Now let's see if we can train this on the GPU instead of the CPU. For that we have to move all our tensors to the GPU: notably:

- the data tensors in the dataloaders
- all parameters of our model, i.e. the weight and bias tensors from each layer

So let's first define a variable that will represent whether we can train on the GPU or not:

To put the model onto the GPU we can simply update:

In [None]:
 #| export
import torchvision.transforms.functional as TF
import torch
import torch.nn as nn
import torch.nn.functional as F

In [None]:
 #| export
device = torch.device("cuda" if torch.cuda.is_available() else "cpu")

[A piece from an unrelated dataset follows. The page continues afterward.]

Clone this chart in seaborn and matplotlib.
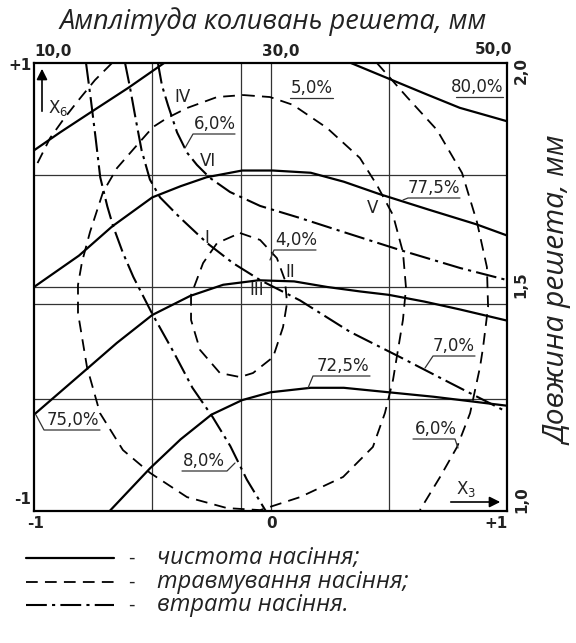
import seaborn as sns
import matplotlib.pyplot as plt
from matplotlib.lines import Line2D

# --- data (coded factors x3, x6 in -1..+1) ---
# purity of seed (solid)
pur80_x = [0.34, 0.50, 0.66, 0.80, 1.00]
pur80_y = [1.00, 0.93, 0.86, 0.80, 0.74]
pur775_upper_x = [-1.00, -0.89, -0.76, -0.60, -0.45]
pur775_upper_y = [0.61, 0.69, 0.78, 0.89, 1.00]
pur775_x = [-1.00, -0.81, -0.67, -0.50, -0.38, -0.27, -0.12, 0.01, 0.17, 0.31, 0.46, 0.67, 0.87, 1.00]
pur775_y = [0.00, 0.14, 0.27, 0.40, 0.45, 0.49, 0.52, 0.52, 0.51, 0.47, 0.415, 0.345, 0.28, 0.23]
pur75_x = [-1.00, -0.77, -0.65, -0.50, -0.34, -0.20, -0.05, 0.10, 0.24, 0.38, 0.50, 0.65, 0.80, 1.00]
pur75_y = [-0.57, -0.36, -0.25, -0.125, -0.04, 0.01, 0.03, 0.025, 0.00, -0.02, -0.035, -0.065, -0.10, -0.15]
pur725_x = [-0.68, -0.51, -0.38, -0.25, -0.12, 0.00, 0.17, 0.31, 0.50, 0.69, 1.00]
pur725_y = [-1.00, -0.81, -0.68, -0.57, -0.505, -0.47, -0.45, -0.45, -0.47, -0.49, -0.53]

# seed losses (dash-dot)
loss8_x = [-0.78, -0.76, -0.74, -0.72, -0.69, -0.665, -0.625, -0.58, -0.50, -0.41, -0.33, -0.245, -0.17, -0.10, -0.02]
loss8_y = [1.00, 0.84, 0.67, 0.49, 0.36, 0.27, 0.155, 0.045, -0.12, -0.29, -0.45, -0.58, -0.71, -0.86, -1.00]
loss7_x = [-0.615, -0.594, -0.57, -0.545, -0.51, -0.467, -0.383, -0.268, -0.159, -0.044, 0.125, 0.336, 0.548, 0.759, 1.00]
loss7_y = [1.00, 0.89, 0.75, 0.61, 0.48, 0.40, 0.31, 0.196, 0.107, 0.031, -0.06, -0.20, -0.313, -0.428, -0.558]
loss6_x = [-0.476, -0.459, -0.433, -0.395, -0.353, -0.311, -0.256, -0.171, -0.044, 0.125, 0.307, 0.548, 0.801, 1.00]
loss6_y = [1.00, 0.90, 0.81, 0.69, 0.60, 0.545, 0.487, 0.424, 0.362, 0.308, 0.246, 0.165, 0.085, 0.031]

# seed injury (dashed)
inj5_x = [-0.116, -0.002, 0.095, 0.239, 0.378, 0.450, 0.518, 0.560, 0.573, 0.560, 0.518, 0.484, 0.433, 0.307,
          0.125, -0.044, -0.184, -0.353, -0.509, -0.624, -0.721, -0.776, -0.814, -0.814, -0.797, -0.763,
          -0.708, -0.649, -0.564, -0.497, -0.438, -0.353, -0.226, -0.116]
inj5_y = [0.857, 0.848, 0.813, 0.710, 0.576, 0.455, 0.321, 0.156, -0.004, -0.147, -0.415, -0.562, -0.714, -0.848,
          -0.938, -0.996, -0.987, -0.938, -0.830, -0.728, -0.563, -0.357, -0.116, 0.009, 0.112, 0.246,
          0.424, 0.531, 0.634, 0.714, 0.754, 0.799, 0.848, 0.857]
inj4_x = [-0.129, -0.044, 0.027, 0.061, 0.070, 0.053, 0.011, -0.074, -0.129, -0.214, -0.298, -0.336, -0.336, -0.285, -0.226, -0.129]
inj4_y = [0.241, 0.210, 0.129, 0.031, -0.071, -0.179, -0.313, -0.384, -0.402, -0.384, -0.281, -0.147, -0.036, 0.107, 0.196, 0.241]
inj6_right_x = [0.450, 0.577, 0.704, 0.810, 0.873, 0.915, 0.920, 0.899, 0.886, 0.844, 0.789, 0.717, 0.632]
inj6_right_y = [1.00, 0.848, 0.701, 0.509, 0.290, 0.089, -0.089, -0.268, -0.357, -0.563, -0.714, -0.848, -0.996]
inj6_left_x = [-0.670, -0.742, -0.818, -0.877, -0.932, -1.00]
inj6_left_y = [1.00, 0.924, 0.826, 0.746, 0.665, 0.522]

grid_x3 = [-0.5, -0.125, 0.0, 0.5]
grid_x6 = [0.5, 0.0, -0.075, -0.5]

W, H = 576, 643


def fp(x, y):
    # pixel position -> figure fraction
    return x / W, 1 - y / H


sns.set_style('white')
plt.rcParams['font.family'] = ['DejaVu Sans']

fig = plt.figure(figsize=(W / 100, H / 100), dpi=100)
ax = fig.add_axes([34 / W, 1 - 511 / H, 473 / W, 448 / H])

for g in grid_x3:
    ax.axvline(g, color='#333333', lw=0.9, zorder=1)
for g in grid_x6:
    ax.axhline(g, color='#333333', lw=0.9, zorder=1)

solid = dict(color='black', lw=1.6, linestyle='-')
dashed = dict(color='black', lw=1.3, linestyle=(0, (6.5, 4)))
dashdot = dict(color='black', lw=1.5, linestyle=(0, (10, 2.5, 1.5, 2.5)))

curves = [
    (pur80_x, pur80_y, solid), (pur775_upper_x, pur775_upper_y, solid), (pur775_x, pur775_y, solid),
    (pur75_x, pur75_y, solid), (pur725_x, pur725_y, solid),
    (loss8_x, loss8_y, dashdot), (loss7_x, loss7_y, dashdot), (loss6_x, loss6_y, dashdot),
    (inj5_x, inj5_y, dashed), (inj4_x, inj4_y, dashed),
    (inj6_right_x, inj6_right_y, dashed), (inj6_left_x, inj6_left_y, dashed),
]
for cx, cy, st in curves:
    sns.lineplot(x=cx, y=cy, sort=False, estimator=None, ax=ax, zorder=3, **st)

ax.set_xlim(-1, 1)
ax.set_ylim(-1, 1)
ax.set_xticks([])
ax.set_yticks([])
for s in ax.spines.values():
    s.set_linewidth(1.6)
    s.set_color('black')

# --- curve labels (underlined, with small leaders) ---
lab = dict(fontsize=12, color='#222222', ha='center', va='center')
labels = [
    ('80,0%', (477, 87), [(456, 97), (503, 97)]),
    ('77,5%', (434, 188), [(403, 200), (408, 198), (460, 198)]),
    ('5,0%', (312, 88), [(290, 98), (333, 98)]),
    ('6,0%', (215, 124), [(185, 148), (193, 134), (235, 134)]),
    ('4,0%', (296, 240), [(270, 260), (274, 250), (316, 250)]),
    ('7,0%', (454, 346), [(425, 368), (433, 356), (475, 356)]),
    ('72,5%', (343, 366), [(308, 388), (313, 376), (370, 376)]),
    ('6,0%', (436, 429), [(413, 439), (455, 439), (458, 448)]),
    ('75,0%', (73, 420), [(36, 415), (44, 430), (100, 430)]),
    ('8,0%', (204, 461), [(182, 471), (227, 471), (235, 463)]),
]
for txt, pos, path in labels:
    fig.text(*fp(*pos), txt, **lab)
    xs = [fp(*p)[0] for p in path]
    ys = [fp(*p)[1] for p in path]
    fig.add_artist(Line2D(xs, ys, transform=fig.transFigure, color='#333333', lw=0.9))

for txt, pos in [('IV', (182, 97)), ('VI', (208, 161)), ('I', (207, 238)), ('II', (290, 272)),
                 ('III', (257, 290)), ('V', (373, 208))]:
    fig.text(*fp(*pos), txt, fontsize=12, color='#222222', ha='center', va='center')

# coded axis arrows
ax.annotate('', xy=fp(42, 66), xytext=fp(42, 114), xycoords='figure fraction',
            textcoords='figure fraction',
            arrowprops=dict(arrowstyle='-|>', color='black', lw=1.2, mutation_scale=16))
ax.annotate('', xy=fp(503, 502), xytext=fp(448, 502), xycoords='figure fraction',
            textcoords='figure fraction',
            arrowprops=dict(arrowstyle='-|>', color='black', lw=1.2, mutation_scale=16))
fig.text(*fp(58, 108), r'X$_6$', fontsize=12, ha='center', va='center', color='#222222')
fig.text(*fp(466, 489), r'X$_3$', fontsize=12, ha='center', va='center', color='#222222')

# coded tick values
tk = dict(fontsize=11, fontweight='bold', color='#222222', va='center')
fig.text(*fp(20, 66), '+1', ha='center', **tk)
fig.text(*fp(23, 500), '-1', ha='center', **tk)
fig.text(*fp(36, 524), '-1', ha='center', **tk)
fig.text(*fp(272, 524), '0', ha='center', **tk)
fig.text(*fp(496, 524), '+1', ha='center', **tk)

# natural scales
fig.text(*fp(53, 51), '10,0', ha='center', **tk)
fig.text(*fp(281, 51), '30,0', ha='center', **tk)
fig.text(*fp(494, 49), '50,0', ha='center', **tk)
fig.text(*fp(521, 70), '2,0', ha='center', rotation=90, **tk)
fig.text(*fp(521, 285), '1,5', ha='center', rotation=90, **tk)
fig.text(*fp(522, 500), '1,0', ha='center', rotation=90, **tk)

it = dict(family=['Open Sans', 'DejaVu Sans'], style='italic', color='#222222')
fig.text(*fp(273, 22), 'Амплітуда коливань решета, мм', fontsize=19.5, ha='center', va='center', **it)
fig.text(*fp(559, 291), 'Довжина решета, мм', fontsize=21.5, ha='center', va='center', rotation=90, **it)

# legend below the chart
leg = [
    ('чистота насіння;', 558, solid),
    ('травмування насіння;', 582, dashed),
    ('втрати насіння.', 605, dashdot),
]
for txt, y, st in leg:
    x0, yy = fp(26, y)
    x1, _ = fp(114, y)
    fig.add_artist(Line2D([x0, x1], [yy, yy], transform=fig.transFigure, **st))
    fig.text(*fp(131, y), '-', fontsize=13, ha='center', va='center', color='#222222')
    fig.text(*fp(157, y), txt, fontsize=17, ha='left', va='center', **it)

fig.savefig('out.png', dpi=100)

Next, we can put the model (parameters) on the GPU when we instantiate it:

In [None]:
def get_model_opt():
    layers = [nn.Linear(n_in, n_h), nn.ReLU(), nn.Linear(n_h, n_out)]
    model = nn.Sequential(*layers).to(device)                # put the model on the device
    
    opt = torch.optim.SGD(model.parameters(), lr)
    
    return model, opt

In [None]:
def collate_device(data):
    return to_device(hf_ds_collate_fn(data))

dls = DataLoaders.from_hf_dd(hf_dd, batch_size=bs, collate_fn=collate_device)

And let's verify that it works:

In [None]:
def to_device(x):
    return (o.to(device) for o in x)


def fit(epochs):
    for epoch in range(epochs):
        model.train()                                       
        n_t = train_loss_s = 0                              
        for xb, yb in dls.train:
            preds = model(xb)
            train_loss = loss_func(preds, yb)
            train_loss.backward()
            
            n_t += len(xb)
            train_loss_s += train_loss.item() * len(xb)
            
            opt.step()
            opt.zero_grad()
        
        model.eval()                                        
        n_v = valid_loss_s = acc_s = 0                      
        for xb, yb in dls.valid: 
            with torch.no_grad():                           
                preds = model(xb)
                valid_loss = loss_func(preds, yb)
                
                n_v += len(xb)
                valid_loss_s += valid_loss.item() * len(xb)
                acc_s += accuracy(preds, yb) * len(xb)
        
        train_loss = train_loss_s / n_t                     
        valid_loss = valid_loss_s / n_v
        acc = acc_s / n_v
        print(f'{epoch=} | {train_loss=:.3f} | {valid_loss=:.3f} | {acc=:.3f}')

In [None]:
def accuracy(preds, targs):
    return (preds.argmax(dim=1) == targs).float().mean() 

n_in  = 28*28
n_h   = 50
n_out = 10
lr    = 0.01
bs    = 1024
loss_func = F.cross_entropy

model, opt = get_model_opt()

fit(5)

epoch=0 | train_loss=2.180 | valid_loss=2.047 | acc=0.495
epoch=1 | train_loss=1.909 | valid_loss=1.769 | acc=0.582
epoch=2 | train_loss=1.638 | valid_loss=1.519 | acc=0.633
epoch=3 | train_loss=1.416 | valid_loss=1.330 | acc=0.646
epoch=4 | train_loss=1.252 | valid_loss=1.194 | acc=0.653


Nice, now we are training on the GPU